What is needed:
Take the data below and repeat it exactly.

Data block:
[BEGIN]
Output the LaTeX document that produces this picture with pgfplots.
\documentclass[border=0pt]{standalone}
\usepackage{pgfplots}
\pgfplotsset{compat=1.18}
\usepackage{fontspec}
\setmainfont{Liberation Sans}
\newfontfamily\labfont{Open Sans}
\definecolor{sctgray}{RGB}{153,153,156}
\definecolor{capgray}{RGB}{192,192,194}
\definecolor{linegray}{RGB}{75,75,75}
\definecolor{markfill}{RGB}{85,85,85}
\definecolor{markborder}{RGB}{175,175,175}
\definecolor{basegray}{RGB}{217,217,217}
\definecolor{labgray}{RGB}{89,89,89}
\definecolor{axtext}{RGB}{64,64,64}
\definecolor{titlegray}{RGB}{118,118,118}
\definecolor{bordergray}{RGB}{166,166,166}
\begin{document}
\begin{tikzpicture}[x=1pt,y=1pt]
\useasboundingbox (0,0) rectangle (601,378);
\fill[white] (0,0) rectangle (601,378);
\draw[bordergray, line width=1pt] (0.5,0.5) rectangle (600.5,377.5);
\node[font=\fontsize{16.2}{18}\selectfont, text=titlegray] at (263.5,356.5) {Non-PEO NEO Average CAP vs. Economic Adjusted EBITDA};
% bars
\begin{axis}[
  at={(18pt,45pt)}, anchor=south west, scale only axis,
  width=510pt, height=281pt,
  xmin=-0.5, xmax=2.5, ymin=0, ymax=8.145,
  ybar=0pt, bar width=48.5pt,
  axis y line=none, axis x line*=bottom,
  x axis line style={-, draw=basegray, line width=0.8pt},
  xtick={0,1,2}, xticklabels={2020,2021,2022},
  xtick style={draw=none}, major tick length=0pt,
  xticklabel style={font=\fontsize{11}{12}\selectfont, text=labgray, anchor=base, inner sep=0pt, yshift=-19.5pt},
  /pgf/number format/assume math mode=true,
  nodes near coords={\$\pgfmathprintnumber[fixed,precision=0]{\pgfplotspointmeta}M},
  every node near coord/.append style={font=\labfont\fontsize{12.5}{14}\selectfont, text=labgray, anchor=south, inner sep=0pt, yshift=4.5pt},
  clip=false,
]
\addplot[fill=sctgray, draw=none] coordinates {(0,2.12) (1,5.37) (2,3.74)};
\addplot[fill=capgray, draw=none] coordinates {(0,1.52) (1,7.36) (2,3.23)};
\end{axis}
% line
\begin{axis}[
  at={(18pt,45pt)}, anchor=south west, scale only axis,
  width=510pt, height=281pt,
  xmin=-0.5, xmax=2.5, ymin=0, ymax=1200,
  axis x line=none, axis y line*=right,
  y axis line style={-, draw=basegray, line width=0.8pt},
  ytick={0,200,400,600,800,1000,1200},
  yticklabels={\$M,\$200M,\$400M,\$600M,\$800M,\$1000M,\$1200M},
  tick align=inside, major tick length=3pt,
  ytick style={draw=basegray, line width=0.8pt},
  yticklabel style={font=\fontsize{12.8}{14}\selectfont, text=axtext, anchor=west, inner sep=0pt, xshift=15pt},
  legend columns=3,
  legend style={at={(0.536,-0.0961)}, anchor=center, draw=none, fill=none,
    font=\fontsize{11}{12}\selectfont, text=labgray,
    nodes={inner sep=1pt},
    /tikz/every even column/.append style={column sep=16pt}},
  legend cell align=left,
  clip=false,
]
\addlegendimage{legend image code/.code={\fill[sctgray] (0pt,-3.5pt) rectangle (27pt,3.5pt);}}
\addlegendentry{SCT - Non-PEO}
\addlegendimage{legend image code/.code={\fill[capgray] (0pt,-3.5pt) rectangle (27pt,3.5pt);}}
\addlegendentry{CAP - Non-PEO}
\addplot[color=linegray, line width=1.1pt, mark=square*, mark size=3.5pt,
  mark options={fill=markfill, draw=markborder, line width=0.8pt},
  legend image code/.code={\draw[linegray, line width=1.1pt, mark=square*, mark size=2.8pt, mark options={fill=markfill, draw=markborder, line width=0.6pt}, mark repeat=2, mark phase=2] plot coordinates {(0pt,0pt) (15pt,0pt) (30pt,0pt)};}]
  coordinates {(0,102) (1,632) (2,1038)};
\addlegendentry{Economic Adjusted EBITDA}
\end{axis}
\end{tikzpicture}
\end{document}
[END]
Exercise output:
Output the LaTeX document that produces this picture with pgfplots.
\documentclass[border=0pt]{standalone}
\usepackage{pgfplots}
\pgfplotsset{compat=1.18}
\usepackage{fontspec}
\setmainfont{Liberation Sans}
\newfontfamily\labfont{Open Sans}
\definecolor{sctgray}{RGB}{153,153,156}
\definecolor{capgray}{RGB}{192,192,194}
\definecolor{linegray}{RGB}{75,75,75}
\definecolor{markfill}{RGB}{85,85,85}
\definecolor{markborder}{RGB}{175,175,175}
\definecolor{basegray}{RGB}{217,217,217}
\definecolor{labgray}{RGB}{89,89,89}
\definecolor{axtext}{RGB}{64,64,64}
\definecolor{titlegray}{RGB}{118,118,118}
\definecolor{bordergray}{RGB}{166,166,166}
\begin{document}
\begin{tikzpicture}[x=1pt,y=1pt]
\useasboundingbox (0,0) rectangle (601,378);
\fill[white] (0,0) rectangle (601,378);
\draw[bordergray, line width=1pt] (0.5,0.5) rectangle (600.5,377.5);
\node[font=\fontsize{16.2}{18}\selectfont, text=titlegray] at (263.5,356.5) {Non-PEO NEO Average CAP vs. Economic Adjusted EBITDA};
% bars
\begin{axis}[
  at={(18pt,45pt)}, anchor=south west, scale only axis,
  width=510pt, height=281pt,
  xmin=-0.5, xmax=2.5, ymin=0, ymax=8.145,
  ybar=0pt, bar width=48.5pt,
  axis y line=none, axis x line*=bottom,
  x axis line style={-, draw=basegray, line width=0.8pt},
  xtick={0,1,2}, xticklabels={2020,2021,2022},
  xtick style={draw=none}, major tick length=0pt,
  xticklabel style={font=\fontsize{11}{12}\selectfont, text=labgray, anchor=base, inner sep=0pt, yshift=-19.5pt},
  /pgf/number format/assume math mode=true,
  nodes near coords={\$\pgfmathprintnumber[fixed,precision=0]{\pgfplotspointmeta}M},
  every node near coord/.append style={font=\labfont\fontsize{12.5}{14}\selectfont, text=labgray, anchor=south, inner sep=0pt, yshift=4.5pt},
  clip=false,
]
\addplot[fill=sctgray, draw=none] coordinates {(0,2.12) (1,5.37) (2,3.74)};
\addplot[fill=capgray, draw=none] coordinates {(0,1.52) (1,7.36) (2,3.23)};
\end{axis}
% line
\begin{axis}[
  at={(18pt,45pt)}, anchor=south west, scale only axis,
  width=510pt, height=281pt,
  xmin=-0.5, xmax=2.5, ymin=0, ymax=1200,
  axis x line=none, axis y line*=right,
  y axis line style={-, draw=basegray, line width=0.8pt},
  ytick={0,200,400,600,800,1000,1200},
  yticklabels={\$M,\$200M,\$400M,\$600M,\$800M,\$1000M,\$1200M},
  tick align=inside, major tick length=3pt,
  ytick style={draw=basegray, line width=0.8pt},
  yticklabel style={font=\fontsize{12.8}{14}\selectfont, text=axtext, anchor=west, inner sep=0pt, xshift=15pt},
  legend columns=3,
  legend style={at={(0.536,-0.0961)}, anchor=center, draw=none, fill=none,
    font=\fontsize{11}{12}\selectfont, text=labgray,
    nodes={inner sep=1pt},
    /tikz/every even column/.append style={column sep=16pt}},
  legend cell align=left,
  clip=false,
]
\addlegendimage{legend image code/.code={\fill[sctgray] (0pt,-3.5pt) rectangle (27pt,3.5pt);}}
\addlegendentry{SCT - Non-PEO}
\addlegendimage{legend image code/.code={\fill[capgray] (0pt,-3.5pt) rectangle (27pt,3.5pt);}}
\addlegendentry{CAP - Non-PEO}
\addplot[color=linegray, line width=1.1pt, mark=square*, mark size=3.5pt,
  mark options={fill=markfill, draw=markborder, line width=0.8pt},
  legend image code/.code={\draw[linegray, line width=1.1pt, mark=square*, mark size=2.8pt, mark options={fill=markfill, draw=markborder, line width=0.6pt}, mark repeat=2, mark phase=2] plot coordinates {(0pt,0pt) (15pt,0pt) (30pt,0pt)};}]
  coordinates {(0,102) (1,632) (2,1038)};
\addlegendentry{Economic Adjusted EBITDA}
\end{axis}
\end{tikzpicture}
\end{document}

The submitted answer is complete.